Nous nous approchâmes de l’Équateur et nous nous trouvâmes encalminés pendant des semaines, quoique soumis à de violents orages avec de terribles éclairs et beaucoup de coups de tonnerre (Francis Drake, 1577).

Une fois engagés dans des régions océanes que ne décrivait aucune carte, le navire subissait les caprices du temps. Les cartes portaient une série d’îles échelonnées au milieu de l’Atlantique mais que les marins, filant devant la tempête ou encalminés dans le terrible pot au noir, ne réussissaient pas à localiser.

Assaillis par une tempête, les marins ne pouvaient que prier et attendre le miracle. Les Anglais entonnaient un cantique « Que Dieu assiste les hommes de bonne foi », les Italiens guettaient les feux de la saint Elme, et cette luminescences, dues à de l’électricité statique, étaient pour eux présage de beau temps. Christophe Colomb lisait la bible à haute voix. Dans son journal il note que les hommes et les vagues se calmaient lorsqu’il répétait la phrase prononcée par le Christ au cours d’un orage : « Ne craignez rien, ce n’est que moi ».

Le scorbut, une terrible maladie due à une carence en vitamines, frappa les équipages de Magellan, mais le navigateur portugais parcourut près de douze milles dans le Pacifique sans rencontrer une île où se ravitailler en fruits et légumes verts.

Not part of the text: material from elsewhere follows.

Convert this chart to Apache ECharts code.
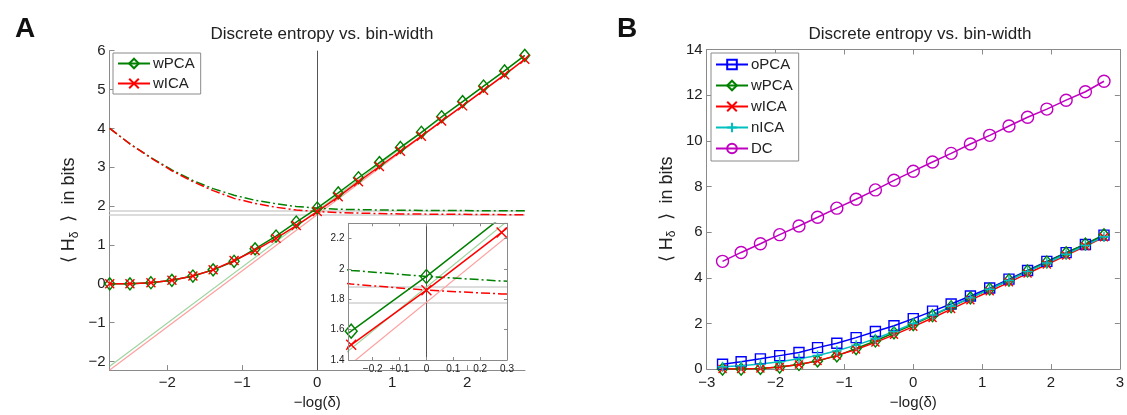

Après avoir découvert les routes qui, par le sud, leur permettaient de gagner l’Extrême Orient, les explorateurs recherchaient en vain des passages par le nord du Canada ou de la Sibérie. Bien que, sur l’ordre des capitaines, l’on disposait des madriers, des cordages, des matelassages divers à hauteur du plat-bord, les icebergs défonçaient souvent ces protections et écrasaient la coque.

Parfois les matelots travaillaient plusieurs jours à la file pour écarter les icebergs à la gaffe. Certains de ces icebergs, selon l’explorateur danois Jens Munck, « prenait appui sur le fond à 40 brasses de la surface (75 m) et s’élevaient à 20 brasses (36 mètres dans les airs ». « Si je n’avais réussi à faire mordre un fort grappin à la partie supérieure d’un bloc de glace, ce qui permit de faire éviter le navire… ce jour-là nous aurions été par le fond, le navire et nous ». Lors de son expédition de 1619, Munck partit avec un équipage de 64 hommes ; il n’y eut que trois survivants.

ère des tempêtes
« Je suis prêt à aller n’importe où, pourvu que ce soit en avant. » (David Livingstone, médecin et explorateur écossais, né en 1813 et décédé en 1873). Illustration : Megan Jorgensen.